二人のことばは、時を越えて生きる私たちの心に今も強く響いてきます。
カンパニー
『カンパニー』 伊吹 有喜/著 新潮社 (市立・成人 913.6/イフ/17)
主人公の青柳誠一は、40代後半。製薬会社の総務に25年間務めてきた。与えられた仕事をソツなくこなすだけの青柳は、取り換えのきく人材と評価されリストラ候補に。そして、社長とは縁が深いバレエ団に出向を命じられてしまう。会社に戻るために青柳に残された道は、社名変更キャンペーンイベントの最後を飾るバレエ公演を成功させることなのだが、チケットが売れなかったり、公演の主役であるダンサーが突然居なくなったりと開幕すら危うい状況に。果たして公演は無事開幕するのか。
会社やバレエ団の思惑、ダンサーが現役であり続ける理由など、表舞台では想像しにくい裏側が描かれている本書。まるで裏側を覗き見ているようで、ワクワクしながら読みました。表舞台の華やかさとは裏腹に、喜びや苦悩があるのだと知りました。
また、登場人物たちが自分と向き合っていく姿が魅力的。主人公青柳も違う環境に生きる人たちと触れ合うことで、自分の居場所と必要性について疑問を膨らませていく。青柳が出した答えも考えさせられました。

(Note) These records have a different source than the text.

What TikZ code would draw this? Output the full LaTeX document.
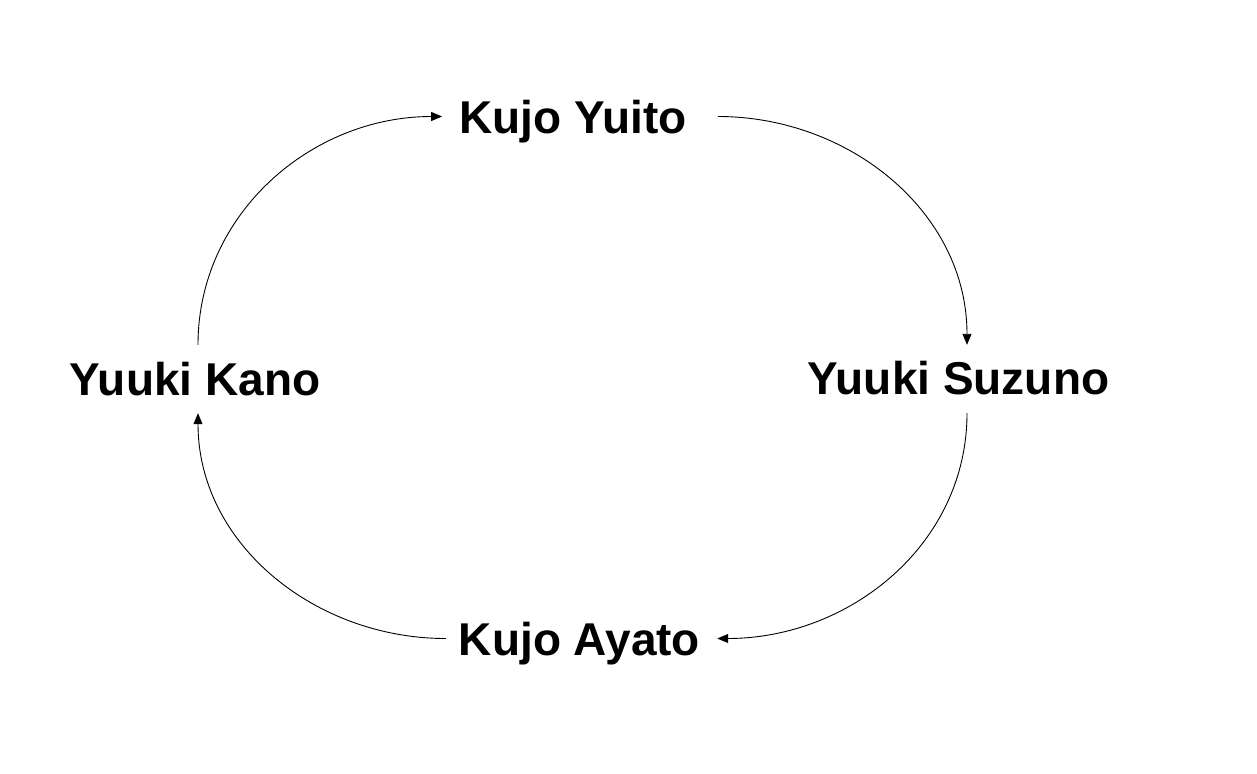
\documentclass[tikz,border=0pt]{standalone}
\usepackage{fontspec}
\setmainfont{Liberation Sans}
\usetikzlibrary{arrows.meta}
\begin{document}
\begin{tikzpicture}[x=1pt,y=1pt,
  person/.style={font=\fontsize{46}{52}\selectfont\bfseries, inner sep=0pt, text height=33pt, text depth=0pt, anchor=base},
  arr/.style={line width=0.9pt, -{Triangle[length=11pt,width=9pt]}}]
\useasboundingbox (0,0) rectangle (1257,-773);
\node[person] (yuito) at (573,-133) {Kujo Yuito};
\node[person] (kano) at (195,-395) {Yuuki Kano};
\node[person] (suzuno) at (958.5,-394) {Yuuki Suzuno};
\node[person] (ayato) at (579.5,-655) {Kujo Ayato};
\draw[arr] ([xshift=3pt,yshift=17pt]kano.north) to[out=90,in=180] ([xshift=-17pt]yuito.west);
\draw[arr] ([xshift=31pt]yuito.east) to[out=0,in=90] ([xshift=8.5pt,yshift=16pt]suzuno.north);
\draw[arr] ([xshift=8.5pt,yshift=-19pt]suzuno.south) to[out=-90,in=0] ([xshift=17pt]ayato.east);
\draw[arr] ([xshift=-13pt]ayato.west) to[out=180,in=-90] ([xshift=3pt,yshift=-18pt]kano.south);
\end{tikzpicture}
\end{document}
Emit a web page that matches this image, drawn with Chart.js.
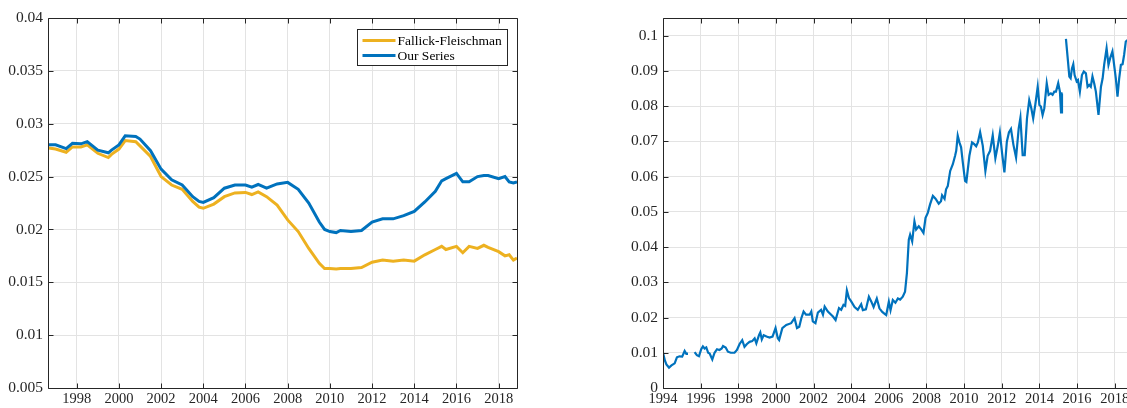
<!DOCTYPE html>
<html>
<head>
<meta charset="utf-8">
<script src="https://cdn.jsdelivr.net/npm/chart.js@4/dist/chart.umd.min.js"></script>
<style>
html, body { margin:0; padding:0; background:#fff; overflow:hidden; width:1127px; height:408px; }
#caja_izq { position:absolute; left:0; top:0; width:530px; height:408px; }
#caja_der { position:absolute; left:620px; top:0; width:520px; height:408px; }
</style>
</head>
<body>
<div id="caja_izq"><canvas id="chart_izq"></canvas></div>
<div id="caja_der"><canvas id="chart_der"></canvas></div>
<script>
// left panel data (year, rate)
var leftYears = [1996.67, 1997.0, 1997.5, 1997.8, 1998.2, 1998.5, 1999.0, 1999.5, 1999.65, 2000.0,
    2000.3, 2000.8, 2001.0, 2001.5, 2002.0, 2002.5, 2003.0, 2003.5, 2003.8, 2004.0,
    2004.5, 2005.0, 2005.5, 2006.0, 2006.3, 2006.6, 2007.0, 2007.5, 2008.0, 2008.5,
    2009.0, 2009.5, 2009.75, 2010.0, 2010.3, 2010.5, 2011.0, 2011.5, 2012.0, 2012.5,
    2013.0, 2013.5, 2014.0, 2014.5, 2015.0, 2015.3, 2015.5, 2016.0, 2016.3, 2016.6,
    2017.0, 2017.3, 2017.5, 2018.0, 2018.3, 2018.5, 2018.7, 2018.87];
var fallickFleischman = [0.0277, 0.0276, 0.0273, 0.0278, 0.0278, 0.0280, 0.0272, 0.0268, 0.0271, 0.0276,
    0.0284, 0.0283, 0.0279, 0.0269, 0.0250, 0.0242, 0.0238, 0.02265, 0.0221, 0.0220,
    0.0224, 0.0231, 0.02345, 0.0235, 0.0233, 0.02355, 0.0231, 0.0223, 0.0209, 0.0198,
    0.0182, 0.0168, 0.0163, 0.0163, 0.01625, 0.0163, 0.0163, 0.0164, 0.0169, 0.0171,
    0.0170, 0.0171, 0.0170, 0.0176, 0.0181, 0.0184, 0.0181, 0.0184, 0.0178, 0.0184,
    0.0182, 0.0185, 0.0183, 0.0179, 0.0175, 0.0176, 0.0171, 0.0173];
var ourSeries = [0.0280, 0.0280, 0.02765, 0.02815, 0.0281, 0.0283, 0.0275, 0.02725, 0.0275, 0.0280,
    0.02885, 0.0288, 0.02855, 0.02745, 0.0257, 0.0247, 0.0242, 0.0231, 0.02265, 0.02255,
    0.0230, 0.0239, 0.0242, 0.0242, 0.0240, 0.02425, 0.0239, 0.0243, 0.02445, 0.0238,
    0.0225, 0.0207, 0.0200, 0.0198, 0.0197, 0.0199, 0.0198, 0.0199, 0.0207, 0.0210,
    0.0210, 0.0213, 0.0217, 0.0226, 0.0236, 0.0246, 0.0248, 0.0253, 0.0245, 0.0245,
    0.0250, 0.0251, 0.0251, 0.0248, 0.0250, 0.0245, 0.0244, 0.0245];
var leftXTicks = [1998, 2000, 2002, 2004, 2006, 2008, 2010, 2012, 2014, 2016, 2018];
var leftYTicks = [0.005, 0.01, 0.015, 0.02, 0.025, 0.03, 0.035, 0.04];
var leftYLabels = ['0.005', '0.01', '0.015', '0.02', '0.025', '0.03', '0.035', '0.04'];

// right panel data (null = gap)
var rightYears = [1994.0, 1994.1, 1994.18, 1994.32, 1994.45, 1994.62, 1994.74, 1994.88, 1995.02, 1995.15,
    1995.24, 1995.27, 1995.5, 1995.68, 1995.8, 1995.91, 1996.03, 1996.12, 1996.21, 1996.3,
    1996.4, 1996.48, 1996.62, 1996.74, 1996.87, 1997.0, 1997.12, 1997.19, 1997.33, 1997.45,
    1997.6, 1997.8, 1997.93, 1998.07, 1998.21, 1998.33, 1998.46, 1998.6, 1998.74, 1998.87,
    1998.96, 1999.1, 1999.17, 1999.25, 1999.35, 1999.5, 1999.66, 1999.82, 1999.98, 2000.1,
    2000.17, 2000.34, 2000.55, 2000.81, 2000.99, 2001.12, 2001.24, 2001.35, 2001.47, 2001.6,
    2001.79, 2001.88, 2001.96, 2002.1, 2002.23, 2002.4, 2002.5, 2002.59, 2002.76, 2003.03,
    2003.17, 2003.35, 2003.47, 2003.59, 2003.68, 2003.77, 2003.88, 2004.0, 2004.18, 2004.35,
    2004.53, 2004.62, 2004.78, 2004.94, 2005.07, 2005.19, 2005.36, 2005.5, 2005.65, 2005.76,
    2005.86, 2006.0, 2006.09, 2006.21, 2006.35, 2006.48, 2006.6, 2006.74, 2006.86, 2006.96,
    2007.06, 2007.13, 2007.24, 2007.36, 2007.45, 2007.59, 2007.72, 2007.84, 2007.95, 2008.07,
    2008.19, 2008.34, 2008.48, 2008.65, 2008.77, 2008.83, 2008.96, 2009.04, 2009.13, 2009.26,
    2009.4, 2009.52, 2009.58, 2009.66, 2009.75, 2009.84, 2009.93, 2010.05, 2010.12, 2010.28,
    2010.42, 2010.54, 2010.64, 2010.73, 2010.85, 2010.99, 2011.13, 2011.25, 2011.38, 2011.52,
    2011.66, 2011.79, 2011.9, 2012.02, 2012.14, 2012.27, 2012.38, 2012.49, 2012.62, 2012.76,
    2012.9, 2012.99, 2013.11, 2013.22, 2013.34, 2013.46, 2013.57, 2013.67, 2013.78, 2013.91,
    2014.0, 2014.08, 2014.17, 2014.26, 2014.39, 2014.49, 2014.61, 2014.7, 2014.79, 2014.88,
    2015.0, 2015.09, 2015.15, 2015.2, 2015.23, 2015.32, 2015.41, 2015.52, 2015.59, 2015.66,
    2015.73, 2015.8, 2015.87, 2015.98, 2016.05, 2016.15, 2016.26, 2016.36, 2016.47, 2016.56,
    2016.65, 2016.73, 2016.82, 2016.91, 2017.0, 2017.14, 2017.27, 2017.36, 2017.44, 2017.57,
    2017.67, 2017.76, 2017.88, 2017.97, 2018.06, 2018.15, 2018.24, 2018.33, 2018.42, 2018.5,
    2018.59, 2018.7];
var rightValues = [0.0100, 0.0078, 0.0067, 0.0058, 0.0064, 0.0070, 0.0087, 0.0090, 0.0089, 0.0105,
    0.0097, 0.0101, null, 0.0102, 0.0093, 0.0090, 0.0110, 0.0118, 0.0112, 0.0115,
    0.0100, 0.0098, 0.0081, 0.0100, 0.0110, 0.0108, 0.0112, 0.0119, 0.0115, 0.0103,
    0.0100, 0.0100, 0.0108, 0.0125, 0.0136, 0.0117, 0.0125, 0.0131, 0.0133, 0.0141,
    0.0127, 0.0150, 0.0158, 0.0138, 0.0150, 0.0146, 0.0143, 0.0146, 0.0170, 0.0141,
    0.0136, 0.0170, 0.0179, 0.0184, 0.0198, 0.0170, 0.0174, 0.0198, 0.0217, 0.0208,
    0.0208, 0.0217, 0.0189, 0.0184, 0.0214, 0.0222, 0.0208, 0.0231, 0.0217, 0.0203,
    0.0193, 0.0227, 0.0222, 0.0236, 0.0233, 0.0277, 0.0255, 0.0246, 0.0230, 0.0222,
    0.0238, 0.0221, 0.0223, 0.0259, 0.0245, 0.0230, 0.0254, 0.0226, 0.0216, 0.0211,
    0.0207, 0.0245, 0.0221, 0.0250, 0.0242, 0.0254, 0.0251, 0.0259, 0.0273, 0.0326,
    0.0421, 0.0435, 0.0416, 0.0473, 0.0450, 0.0459, 0.0450, 0.0440, 0.0483, 0.0497,
    0.0521, 0.0545, 0.0537, 0.0523, 0.0530, 0.0547, 0.0537, 0.0564, 0.0573, 0.0616,
    0.0635, 0.0659, 0.0673, 0.0716, 0.0697, 0.0683, 0.0640, 0.0588, 0.0585, 0.0659,
    0.0697, 0.0692, 0.0686, 0.0697, 0.0726, 0.0688, 0.0616, 0.0659, 0.0673, 0.0717,
    0.0652, 0.0688, 0.0725, 0.0665, 0.0612, 0.0699, 0.0725, 0.0735, 0.0690, 0.0654,
    0.0737, 0.0767, 0.0661, 0.0661, 0.0765, 0.0817, 0.0794, 0.0765, 0.0803, 0.0855,
    0.0803, 0.0799, 0.0775, 0.0794, 0.0865, 0.0832, 0.0836, 0.0832, 0.0841, 0.0841,
    0.0865, 0.0841, 0.0782, 0.0836, 0.0836, null, 0.0991, 0.0926, 0.0884, 0.0879,
    0.0907, 0.0919, 0.0888, 0.0870, 0.0874, 0.0841, 0.0888, 0.0898, 0.0893, 0.0855,
    0.0860, 0.0855, 0.0884, 0.0865, 0.0841, 0.0775, 0.0855, 0.0879, 0.0917, 0.0964,
    0.0917, 0.0936, 0.0955, 0.0917, 0.0879, 0.0827, 0.0879, 0.0917, 0.0919, 0.0945,
    0.0983, 0.0988];
var rightXTicks = [1994, 1996, 1998, 2000, 2002, 2004, 2006, 2008, 2010, 2012, 2014, 2016, 2018];
var rightYTicks = [0, 0.01, 0.02, 0.03, 0.04, 0.05, 0.06, 0.07, 0.08, 0.09, 0.1];
var rightYLabels = ['0', '0.01', '0.02', '0.03', '0.04', '0.05', '0.06', '0.07', '0.08', '0.09', '0.1'];

var azul = '#0072BD';
var amarillo = '#EDB120';
var fuente = 'Liberation Serif';

function juntar(xs, ys) {
    var out = [];
    for (var i = 0; i < xs.length; i++) {
        out.push({x: xs[i], y: ys[i]});
    }
    return out;
}

// axes box + inward ticks, matlab style
var marcoPlugin = {
    id: 'marco',
    afterDatasetsDraw: function (chart) {
        var ctx = chart.ctx, a = chart.chartArea;
        var sx = chart.scales.x, sy = chart.scales.y;
        var l = Math.round(a.left) + 0.5, r = Math.round(a.right) + 0.5;
        var t = Math.round(a.top) + 0.5, b = Math.round(a.bottom) + 0.5;
        ctx.save();
        ctx.strokeStyle = '#262626';
        ctx.lineWidth = 1;
        ctx.beginPath();
        ctx.rect(l, t, r - l, b - t);
        sx.ticks.forEach(function (tk) {
            var px = Math.round(sx.getPixelForValue(tk.value)) + 0.5;
            ctx.moveTo(px, b); ctx.lineTo(px, b - 5);
            ctx.moveTo(px, t); ctx.lineTo(px, t + 5);
        });
        sy.ticks.forEach(function (tk) {
            var py = Math.round(sy.getPixelForValue(tk.value)) + 0.5;
            ctx.moveTo(l, py); ctx.lineTo(l + 5, py);
            ctx.moveTo(r, py); ctx.lineTo(r - 5, py);
        });
        ctx.stroke();
        ctx.restore();
    }
};

// legend box inside top-right corner
var leyendaPlugin = {
    id: 'leyenda',
    afterDraw: function (chart) {
        if (!chart.options.plugins.leyenda || !chart.options.plugins.leyenda.show) return;
        var ctx = chart.ctx, a = chart.chartArea;
        var w = 150, h = 36;
        var x0 = Math.round(a.right - 10 - w) + 0.5, y0 = Math.round(a.top + 11) + 0.5;
        ctx.save();
        ctx.fillStyle = '#fff';
        ctx.fillRect(x0, y0, w, h);
        ctx.strokeStyle = '#262626';
        ctx.lineWidth = 1;
        ctx.strokeRect(x0, y0, w, h);
        ctx.font = '13.5px "' + fuente + '"';
        ctx.textBaseline = 'middle';
        chart.data.datasets.forEach(function (ds, i) {
            var yy = y0 + 11 + i * 15;
            ctx.strokeStyle = ds.borderColor;
            ctx.lineWidth = 3;
            ctx.beginPath();
            ctx.moveTo(x0 + 5, yy);
            ctx.lineTo(x0 + 38, yy);
            ctx.stroke();
            ctx.fillStyle = '#000';
            ctx.fillText(ds.label, x0 + 40, yy + 0.5);
        });
        ctx.restore();
    }
};

function opciones(xmin, xmax, ymin, ymax, xticks, yticks, ylabels, yWidth, pad, conLeyenda) {
    return {
        responsive: true,
        maintainAspectRatio: false,
        animation: false,
        layout: { padding: pad },
        plugins: {
            legend: { display: false },
            tooltip: { enabled: false },
            leyenda: { show: conLeyenda }
        },
        elements: { point: { radius: 0 }, line: { tension: 0 } },
        scales: {
            x: {
                type: 'linear', min: xmin, max: xmax,
                afterBuildTicks: function (s) { s.ticks = xticks.map(function (v) { return {value: v}; }); },
                afterFit: function (s) { s.height = 20; },
                grid: { color: '#e3e3e3', drawTicks: false },
                border: { display: false },
                ticks: {
                    padding: 2, maxRotation: 0, autoSkip: false,
                    color: '#262626', font: { family: fuente, size: 14.5 },
                    callback: function (v) { return String(v); }
                }
            },
            y: {
                type: 'linear', min: ymin, max: ymax,
                afterBuildTicks: function (s) { s.ticks = yticks.map(function (v) { return {value: v}; }); },
                afterFit: function (s) { s.width = yWidth; },
                grid: { color: '#e3e3e3', drawTicks: false },
                border: { display: false },
                ticks: {
                    padding: 5, autoSkip: false,
                    color: '#262626', font: { family: fuente, size: 15.5 },
                    callback: function (v, i) { return ylabels[i]; }
                }
            }
        }
    };
}

var chartIzq = new Chart(document.getElementById('chart_izq'), {
    type: 'line',
    data: {
        datasets: [
            { label: 'Fallick-Fleischman', data: juntar(leftYears, fallickFleischman),
              borderColor: amarillo, borderWidth: 3, order: 1 },
            { label: 'Our Series', data: juntar(leftYears, ourSeries),
              borderColor: azul, borderWidth: 3, order: 0 }
        ]
    },
    options: opciones(1996.64, 2018.87, 0.005, 0.04, leftXTicks, leftYTicks, leftYLabels, 48,
        { top: 18, right: 13, left: 0, bottom: 0 }, true),
    plugins: [marcoPlugin, leyendaPlugin]
});

var chartDer = new Chart(document.getElementById('chart_der'), {
    type: 'line',
    data: {
        datasets: [
            { label: 'Series', data: juntar(rightYears, rightValues),
              borderColor: azul, borderWidth: 2.2, spanGaps: false }
        ]
    },
    options: opciones(1994, 2018.92, 0, 0.105, rightXTicks, rightYTicks, rightYLabels, 43,
        { top: 18, right: 8, left: 0, bottom: 0 }, false),
    plugins: [marcoPlugin, leyendaPlugin]
});
</script>
</body>
</html>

人物の動きや心情が事細かくていねいに描かれているので想像しやすく、バレエを知らない私でも、ついつい小説の世界に引き込まれてしまうような1冊です。
手塚治虫からの伝言(メッセージ)
『手塚治虫からの伝言(メッセージ)命』
『手塚治虫からの伝言(メッセージ)人間の未来』
『手塚治虫からの伝言(メッセージ)平和への祈り』
『手塚治虫からの伝言(メッセージ)友情』
『手塚治虫からの伝言(メッセージ)ロボットと暮らす世界』
いずれも、手塚治虫/著 童心社 (市立・成人 726.1/テス/18)
こんにちは。
マンガの神様・手塚治虫が、未来の人たちに遺して、伝えていきたかった、力強くて、おもしろくて、悲しくて、心にのこるもの…を感じることができる本をご紹介します。
手塚治虫は、人類にとっての普遍的なテーマを数多くの作品に描き続けました。私たちは、「ジャングル大帝」、「鉄腕アトム」、「リボンの騎士」などの作品をわくわくして見て育ちましたが、手塚治虫のマンガにでてくる未来は、明るいものばかりではありません。むしろ、未来の戦争や、人類の終末を描いたもののほうが多いくらいです。
それは、手塚治虫が未来ある人たちに、「道をまちがえてしまうと、未来はこんな暗いものになるよ。気をつけなさい。」というメッセージを伝えようとしていたから。過去の人間の愚かなまちがいを繰り返さないでいいようにという思いからでした。
アトムが描かれてから、半世紀以上が経ちましたが、そのテーマは今も私たちに問いかけてきます。目を見張るほど進歩し続けていくテクノロジーや、命の大切さ、、、どうぞ、それらを感じてください。